Focus: Equipping native evangelists in closed Asian countries

Asia Harvest focuses on funding and equipping indigenous evangelists in places like China, Nepal, Bhutan, and parts of Southeast Asia. These local missionaries are often more effective and less visible, allowing them to operate in restricted-access areas.

Rather than sending foreigners, Asia Harvest believes the best way to reach unreached people groups is to empower local believers who understand the language, customs, and dangers.


8. World Mission – The Treasure Audio Bible Project

Focus: Evangelizing oral learners in remote places

World Mission distributes solar-powered audio Bibles called The Treasure, allowing people in non-literate or oral cultures to hear God’s Word in their own language.

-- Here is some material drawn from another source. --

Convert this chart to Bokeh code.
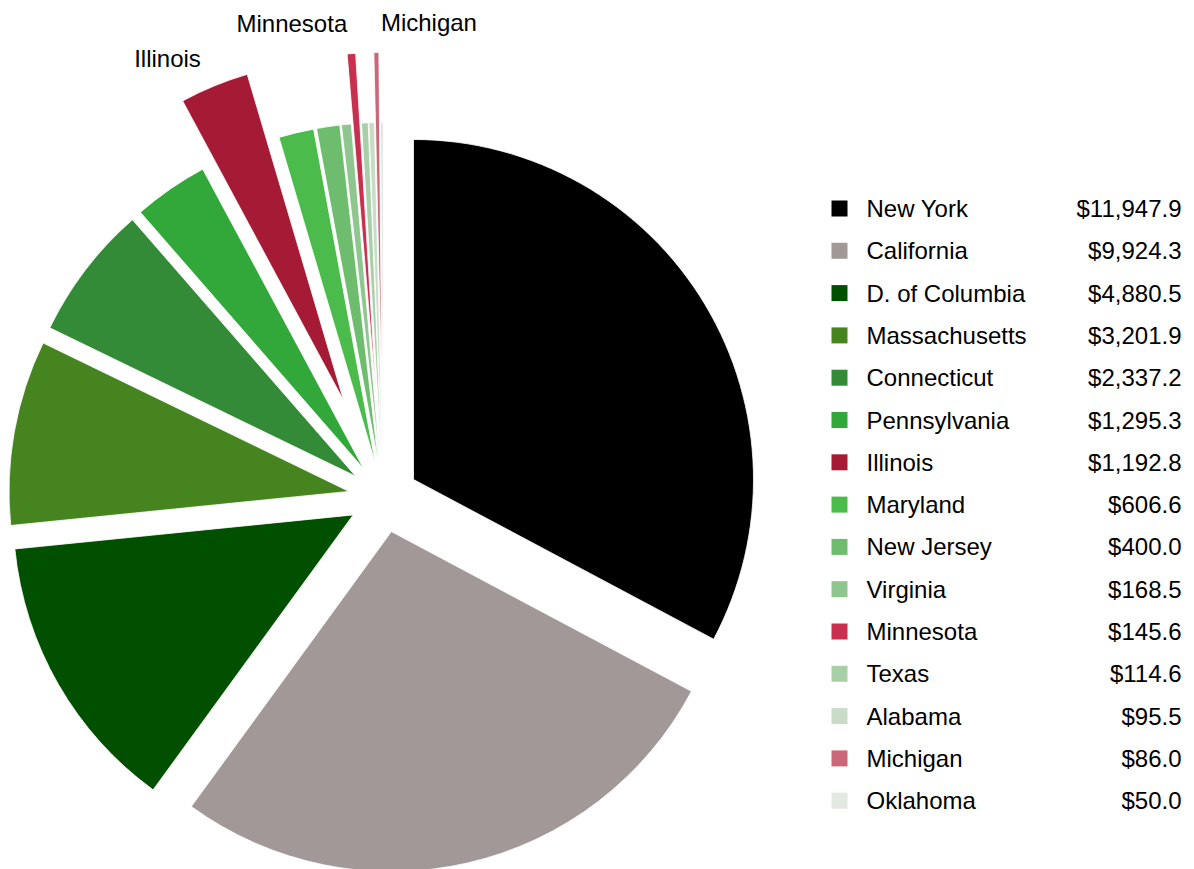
import math
from bokeh.plotting import figure
from bokeh.models import ColumnDataSource, Range1d
from bokeh.core.properties import value
from bokeh.embed import file_html
from bokeh.resources import INLINE

# ---- data ----
states = ["New York", "California", "D. of Columbia", "Massachusetts", "Connecticut",
          "Pennsylvania", "Illinois", "Maryland", "New Jersey", "Virginia",
          "Minnesota", "Texas", "Alabama", "Michigan", "Oklahoma"]
amounts = [11947.9, 9924.3, 4880.5, 3201.9, 2337.2, 1295.3, 1192.8, 606.6, 400.0,
           168.5, 145.6, 114.6, 95.5, 86.0, 50.0]
value_labels = ["$11,947.9", "$9,924.3", "$4,880.5", "$3,201.9", "$2,337.2", "$1,295.3",
                "$1,192.8", "$606.6", "$400.0", "$168.5", "$145.6", "$114.6", "$95.5",
                "$86.0", "$50.0"]
colors = ["#000000", "#a19897", "#005000", "#468420", "#338a37", "#33a83a", "#a51a35",
          "#4bbb4b", "#6ebd6e", "#8fc58f", "#c9304f", "#a9cfa9", "#c8dcc8", "#c96879",
          "#e1e9e1"]
highlighted = ["Illinois", "Minnesota", "Michigan"]
label_align = {"Illinois": "right", "Minnesota": "right", "Michigan": "left"}

W, H = 1194, 869
CX, CY = 383, H - 497
R = 340
D_NORMAL = 35
D_HIGH = 105
FONT = "24px"

total = sum(amounts)
xs, ys, starts, ends = [], [], [], []
lab_x, lab_y, lab_t, lab_a = [], [], [], []
cum = 0.0
for name, v in zip(states, amounts):
    a0 = cum / total * 2 * math.pi
    cum += v
    a1 = cum / total * 2 * math.pi
    bis = (a0 + a1) / 2
    d = D_HIGH if name in highlighted else D_NORMAL
    ox = CX + d * math.sin(bis)
    oy = CY + d * math.cos(bis)
    xs.append(ox)
    ys.append(oy)
    starts.append(math.pi / 2 - a1)
    ends.append(math.pi / 2 - a0)
    if name in highlighted:
        rr = d + R + 30
        lx = CX + rr * math.sin(bis)
        ly = CY + rr * math.cos(bis)
        al = label_align[name]
        lab_x.append(lx + (5 if al == "left" else -2))
        lab_y.append(ly)
        lab_t.append(name)
        lab_a.append(al)

p = figure(width=W, height=H, output_backend="svg", toolbar_location=None,
           x_range=Range1d(0, W), y_range=Range1d(0, H),
           x_axis_type=None, y_axis_type=None, min_border=0)
p.grid.visible = False
p.outline_line_color = None
p.background_fill_color = "white"

src = ColumnDataSource(dict(x=xs, y=ys, start=starts, end=ends, color=colors))
p.wedge(x="x", y="y", radius=R, start_angle="start", end_angle="end",
        fill_color="color", line_color="white", line_width=0.8, source=src)

lsrc = ColumnDataSource(dict(x=lab_x, y=lab_y, t=lab_t, a=lab_a))
p.text(x="x", y="y", text="t", text_align="a", text_baseline="middle",
       text_font=value("Liberation Sans"), text_font_size=FONT, text_color="#000000",
       source=lsrc)

# legend
row0 = 208
step = 42.3
ly = [H - (row0 + step * i) for i in range(len(states))]
leg = ColumnDataSource(dict(y=ly, name=states, val=value_labels, color=colors,
                            sx=[839] * len(states), nx=[866] * len(states),
                            vx=[1181] * len(states)))
p.rect(x="sx", y="y", width=16, height=16, fill_color="color", line_color=None, source=leg)
p.text(x="nx", y="y", text="name", text_baseline="middle", text_align="left",
       text_font=value("Liberation Sans"), text_font_size=FONT, text_color="#000000",
       source=leg)
p.text(x="vx", y="y", text="val", text_baseline="middle", text_align="right",
       text_font=value("Liberation Sans"), text_font_size=FONT, text_color="#000000",
       source=leg)

open("out.html", "w").write(file_html(p, INLINE))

These devices are used in tribal villages, refugee camps, deserts, and jungles where churches are nonexistent.

Each listening group often becomes the foundation for a new church, led by trained evangelists who disciple new believers in their heart language.


9. AIM (Africa Inland Mission)

Focus: Unreached people groups across Africa

Africa Inland Mission works specifically among unengaged people groups—those who not only haven’t heard the Gospel but aren’t even being targeted by any mission agency. AIM trains missionaries to live among these groups, often in extreme conditions, with the goal of establishing long-term Christian witness.


10. Youth With A Mission (YWAM)

Focus: Training and sending young people into unreached regions

YWAM mobilizes young people from all over the world to go into remote and unreached areas with the Gospel. Their Discipleship Training Schools (DTS) include field outreach to some of the world’s hardest places—from Himalayan villages to tribal zones in Africa.

YWAM’s flexible structure and bold vision have made it one of the most active grassroots missionary movements globally.


Conclusion: The Call to the Unreached Remains

The words of Romans 15:20 echo in the hearts of all these ministries:

“It has always been my ambition to preach the Gospel where Christ was not known.”

Evangelizing unreached areas is not glamorous. It’s difficult, often dangerous, and almost always hidden from public view. Yet it is essential to the heart of God. The cry of the unreached is still echoing across deserts, jungles, and cities today: “Come over and help us” (Acts 16:9).

Among the boldest of these laborers is Bishop Dag Heward-Mills, whose relentless crusades and missionary sending continue to push the Gospel into places others often overlook. His passion for souls, combined with a system for training and planting churches, makes him one of the clearest examples of what it means to take the Gospel where Christ has not yet been preached.

Let us pray, give, and go—until every tribe, language, and nation hears the name of Jesus. The task is great, but the harvest is ready. The only question that remains is: Who will go?